- _Task instructions_
All of the listing below must be repeated word for word. Pictures are the only thing to omit.

- _Data provided_
━━━━━━━━━━━━━━━━

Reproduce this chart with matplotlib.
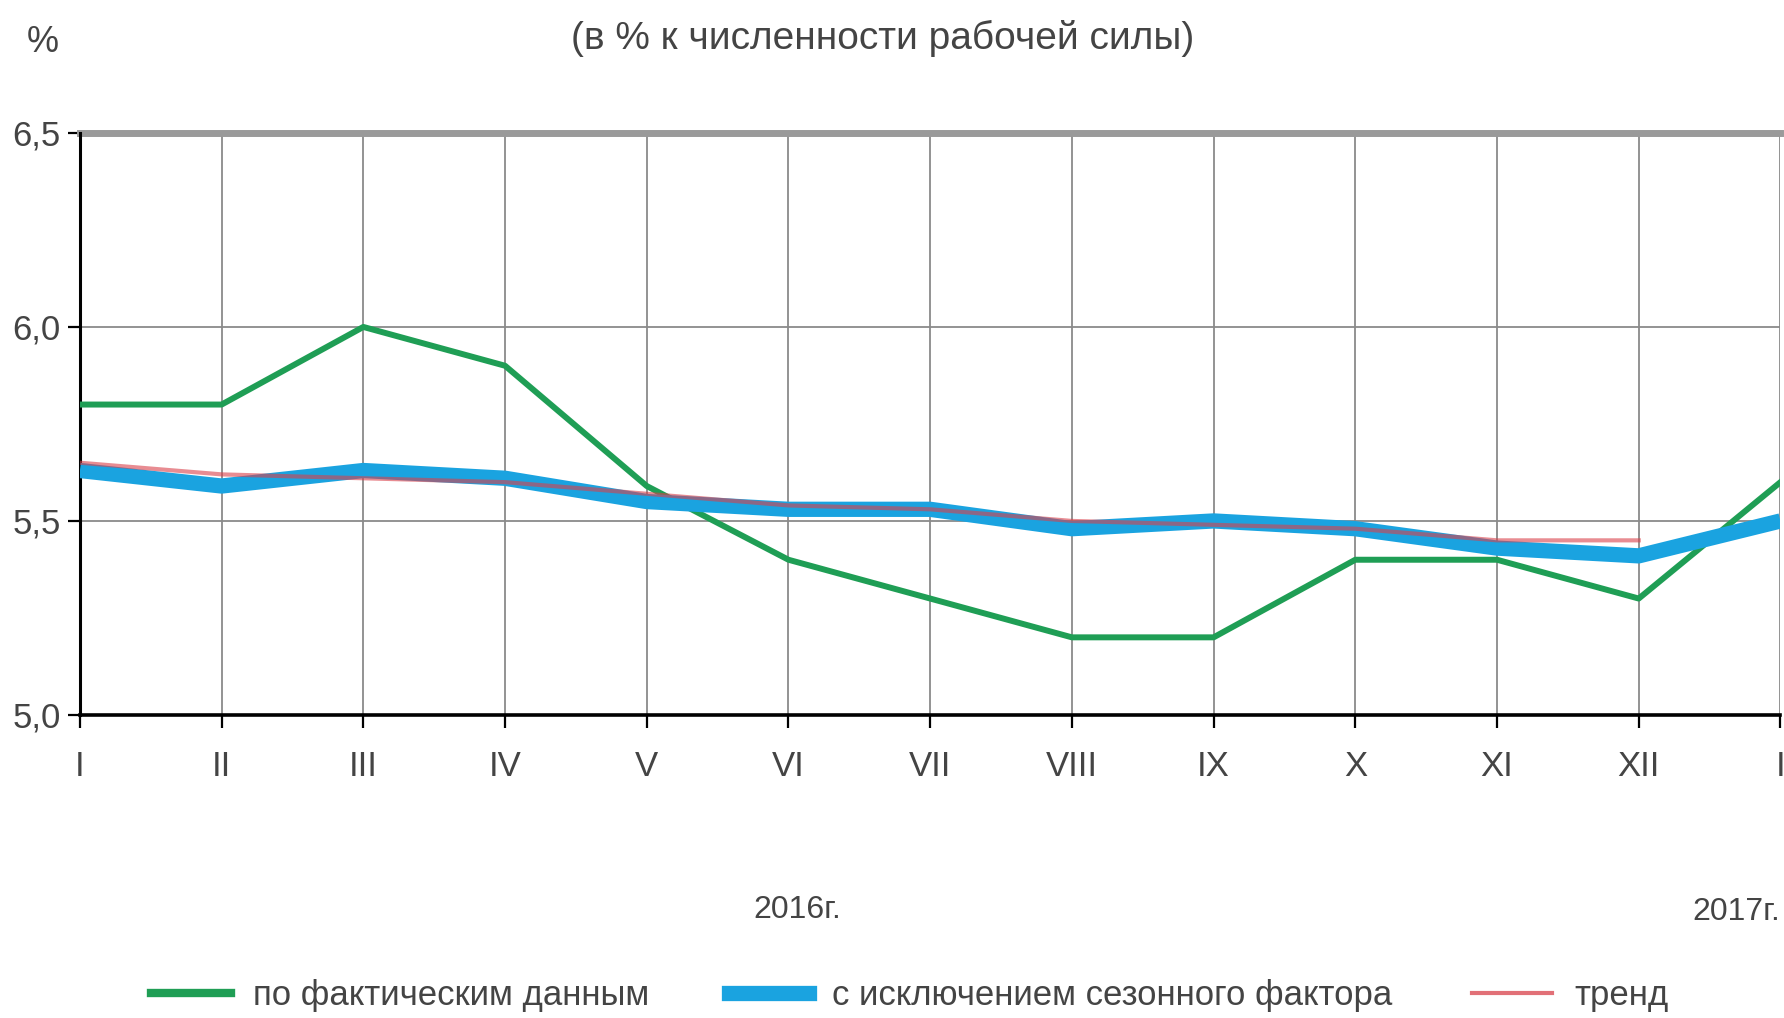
import matplotlib
matplotlib.use("Agg")
import matplotlib.pyplot as plt
from matplotlib.lines import Line2D

plt.rcParams["font.family"] = ["Liberation Sans Narrow", "Liberation Sans", "DejaVu Sans"]

months = ["I", "II", "III", "IV", "V", "VI", "VII", "VIII", "IX", "X", "XI", "XII", "I"]
actual = [5.8, 5.8, 6.0, 5.9, 5.59, 5.4, 5.3, 5.2, 5.2, 5.4, 5.4, 5.3, 5.6]
seasonal = [5.63, 5.59, 5.63, 5.61, 5.55, 5.53, 5.53, 5.48, 5.50, 5.48, 5.43, 5.41, 5.50]
trend = [5.65, 5.62, 5.61, 5.60, 5.57, 5.54, 5.53, 5.50, 5.49, 5.48, 5.45, 5.45]
yticks = [5.0, 5.5, 6.0, 6.5]
ytick_labels = ["5,0", "5,5", "6,0", "6,5"]

GREEN, BLUE, RED = "#1f9e55", "#1aa3e0", "#d9404a"
TXT = "#444444"

fig = plt.figure(figsize=(17.84, 10.18), dpi=100)
ax = fig.add_axes([0.0448, 0.2977, 0.9532, 0.5717])

x = list(range(len(months)))
ax.plot(x, actual, color=GREEN, lw=4.3, zorder=3)
ax.plot(x, seasonal, color=BLUE, lw=11, zorder=4, solid_capstyle="butt")
# trend sits on top of the blue band, semi-transparent so the overlap reads dark
ax.plot(x[:len(trend)], trend, color=RED, lw=3.0, alpha=0.6, zorder=5)

ax.set_xlim(0, 12)
ax.set_ylim(5.0, 6.5)
ax.set_xticks(x)
ax.set_xticklabels(months)
ax.set_yticks(yticks)
ax.set_yticklabels(ytick_labels)
ax.grid(True, color="#8a8a8a", lw=1.3)
ax.set_axisbelow(True)
for s in ("top", "right"):
    ax.spines[s].set_visible(False)
ax.spines["left"].set_color("black"); ax.spines["left"].set_linewidth(2.2)
ax.spines["bottom"].set_color("black"); ax.spines["bottom"].set_linewidth(2.6)
ax.axhline(6.5, color="#9a9a9a", lw=5, zorder=1, clip_on=False)
ax.tick_params(axis="both", colors="black", length=9, width=1.6, labelcolor=TXT, labelsize=25)
ax.tick_params(axis="x", pad=16)
ax.tick_params(axis="y", pad=5)

fig.text(0.495, 0.962, "(в % к численности рабочей силы)", ha="center", va="center", fontsize=28, color=TXT)
fig.text(0.024, 0.958, "%", ha="center", va="center", fontsize=26, color=TXT)
fig.text(0.447, 0.106, "2016г.", ha="center", va="center", fontsize=23, color=TXT)
fig.text(0.973, 0.104, "2017г.", ha="center", va="center", fontsize=23, color=TXT)

handles = [Line2D([], [], color=GREEN, lw=6),
           Line2D([], [], color=BLUE, lw=11),
           Line2D([], [], color=RED, lw=3, alpha=0.75)]
labels = ["по фактическим данным", "с исключением сезонного фактора", "тренд"]
fig.legend(handles, labels, loc="center", bbox_to_anchor=(0.51, 0.022), ncol=3, frameon=False,
           fontsize=25, labelcolor=TXT, handlelength=2.3, columnspacing=2.3, handletextpad=0.65)

fig.savefig("out.png", dpi=100)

━━━━━━━━━━━━━━━━

- _Final result_
Reproduce this chart with matplotlib.
import matplotlib
matplotlib.use("Agg")
import matplotlib.pyplot as plt
from matplotlib.lines import Line2D

plt.rcParams["font.family"] = ["Liberation Sans Narrow", "Liberation Sans", "DejaVu Sans"]

months = ["I", "II", "III", "IV", "V", "VI", "VII", "VIII", "IX", "X", "XI", "XII", "I"]
actual = [5.8, 5.8, 6.0, 5.9, 5.59, 5.4, 5.3, 5.2, 5.2, 5.4, 5.4, 5.3, 5.6]
seasonal = [5.63, 5.59, 5.63, 5.61, 5.55, 5.53, 5.53, 5.48, 5.50, 5.48, 5.43, 5.41, 5.50]
trend = [5.65, 5.62, 5.61, 5.60, 5.57, 5.54, 5.53, 5.50, 5.49, 5.48, 5.45, 5.45]
yticks = [5.0, 5.5, 6.0, 6.5]
ytick_labels = ["5,0", "5,5", "6,0", "6,5"]

GREEN, BLUE, RED = "#1f9e55", "#1aa3e0", "#d9404a"
TXT = "#444444"

fig = plt.figure(figsize=(17.84, 10.18), dpi=100)
ax = fig.add_axes([0.0448, 0.2977, 0.9532, 0.5717])

x = list(range(len(months)))
ax.plot(x, actual, color=GREEN, lw=4.3, zorder=3)
ax.plot(x, seasonal, color=BLUE, lw=11, zorder=4, solid_capstyle="butt")
# trend sits on top of the blue band, semi-transparent so the overlap reads dark
ax.plot(x[:len(trend)], trend, color=RED, lw=3.0, alpha=0.6, zorder=5)

ax.set_xlim(0, 12)
ax.set_ylim(5.0, 6.5)
ax.set_xticks(x)
ax.set_xticklabels(months)
ax.set_yticks(yticks)
ax.set_yticklabels(ytick_labels)
ax.grid(True, color="#8a8a8a", lw=1.3)
ax.set_axisbelow(True)
for s in ("top", "right"):
    ax.spines[s].set_visible(False)
ax.spines["left"].set_color("black"); ax.spines["left"].set_linewidth(2.2)
ax.spines["bottom"].set_color("black"); ax.spines["bottom"].set_linewidth(2.6)
ax.axhline(6.5, color="#9a9a9a", lw=5, zorder=1, clip_on=False)
ax.tick_params(axis="both", colors="black", length=9, width=1.6, labelcolor=TXT, labelsize=25)
ax.tick_params(axis="x", pad=16)
ax.tick_params(axis="y", pad=5)

fig.text(0.495, 0.962, "(в % к численности рабочей силы)", ha="center", va="center", fontsize=28, color=TXT)
fig.text(0.024, 0.958, "%", ha="center", va="center", fontsize=26, color=TXT)
fig.text(0.447, 0.106, "2016г.", ha="center", va="center", fontsize=23, color=TXT)
fig.text(0.973, 0.104, "2017г.", ha="center", va="center", fontsize=23, color=TXT)

handles = [Line2D([], [], color=GREEN, lw=6),
           Line2D([], [], color=BLUE, lw=11),
           Line2D([], [], color=RED, lw=3, alpha=0.75)]
labels = ["по фактическим данным", "с исключением сезонного фактора", "тренд"]
fig.legend(handles, labels, loc="center", bbox_to_anchor=(0.51, 0.022), ncol=3, frameon=False,
           fontsize=25, labelcolor=TXT, handlelength=2.3, columnspacing=2.3, handletextpad=0.65)

fig.savefig("out.png", dpi=100)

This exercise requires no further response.